To make a garlic white wine sauce, use 6 cups of water, 1 tablespoon of butter, 4 ounces of garlic and 2 ounces of clam base. Add 1/4 cup of white wine and 3 tablespoons of lemon pepper to the sauce. Cook the garlic before combining it with liquid ingredients.
Melt 1 tablespoon of butter in a saucepot over medium heat. Peel and chop up 4 ounces of garlic, then add it to the pot. Sauté the garlic until it starts to turn brown, which takes about five minutes. Pour 6 cups of hot water into the pot with the garlic. Stir in 2 ounces of clam base bouillon, 1/4 cup of white wine and 3 tablespoons of lemon pepper. Let the sauce simmer until it reduces and becomes thick. This takes about 10 minutes to cook.

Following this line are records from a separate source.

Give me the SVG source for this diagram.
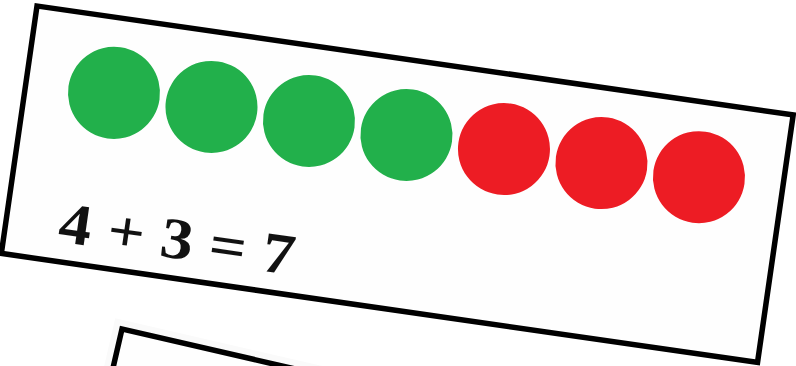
<svg xmlns="http://www.w3.org/2000/svg" width="796" height="366" viewBox="0 0 796 366">
  <style>
    .card { fill: #fefefe; stroke: #000; stroke-width: 5.5; stroke-linejoin: miter; }
    .green { fill: #22b04b; }
    .red { fill: #ed1c24; }
    .eq { font-family: "Liberation Serif", "Times New Roman", serif; font-weight: bold; font-size: 58px; fill: #111; }
  </style>
  <rect width="796" height="366" fill="#ffffff"/>
  <g id="card2" transform="translate(122,329) rotate(13)">
    <rect x="-9" y="-9" width="709" height="309" fill="#fafafa"/>
    <rect class="card" x="0" y="0" width="700" height="300"/>
  </g>
  <g id="card1" transform="translate(37,6) rotate(8.2)">
    <rect class="card" x="0" y="0" width="764" height="250"/>
    <g id="dots">
      <circle class="green" cx="88.6" cy="75" r="46"/>
      <circle class="green" cx="187.1" cy="75" r="46"/>
      <circle class="green" cx="285.6" cy="75" r="46"/>
      <circle class="green" cx="384.1" cy="75" r="46"/>
      <circle class="red" cx="482.6" cy="75" r="46"/>
      <circle class="red" cx="581.1" cy="75" r="46"/>
      <circle class="red" cx="679.6" cy="75" r="46"/>
    </g>
    <text id="equation" class="eq" x="53" y="230" textLength="238" lengthAdjust="spacingAndGlyphs">4 + 3 = 7</text>
  </g>
</svg>
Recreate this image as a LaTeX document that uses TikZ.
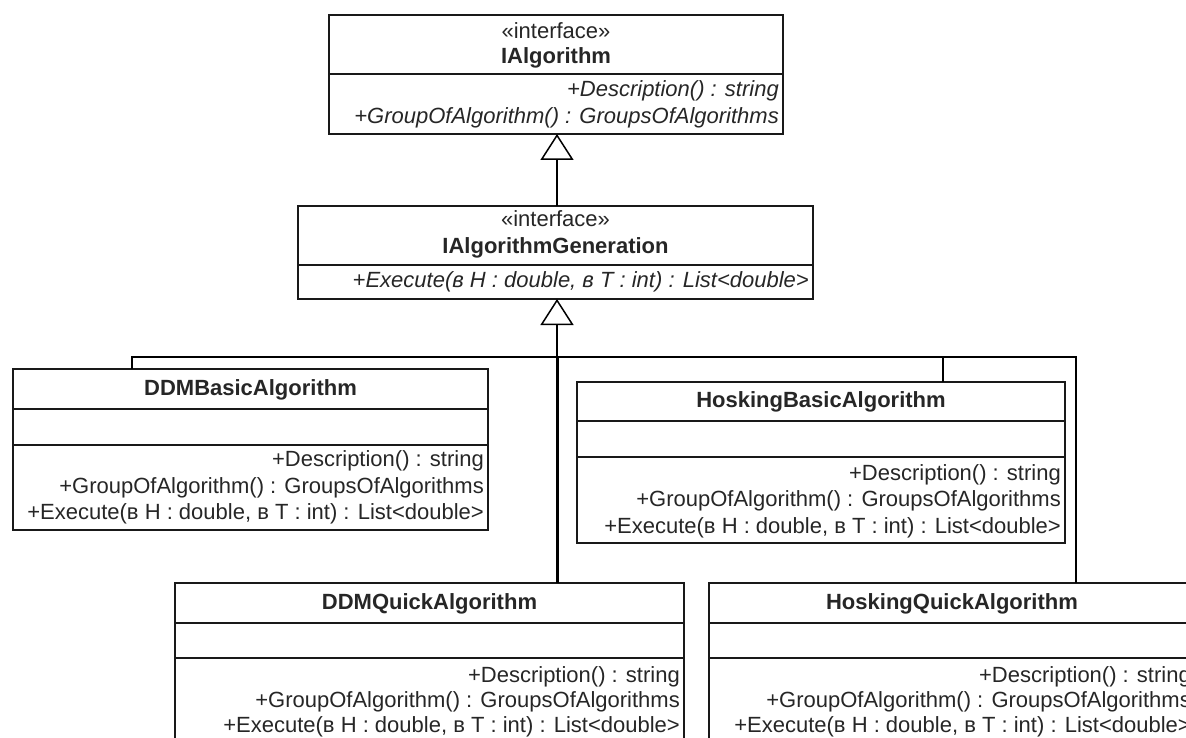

Use the sauce over a fish dish, such as a walleye fillet. Coat an 8-ounce walleye fillet in flour, then cook it on a skillet for two minutes on each side. When the fish is cooked through and golden brown, drizzle the fish with the garlic white wine sauce. Cook 1 ounce of sliced white mushrooms and diced tomatoes in the same pan as the fish, and remove them from the heat when the mushrooms turn brown and the liquid evaporates. Serve the fish, vegetables and sauce on a bed of linguine pasta.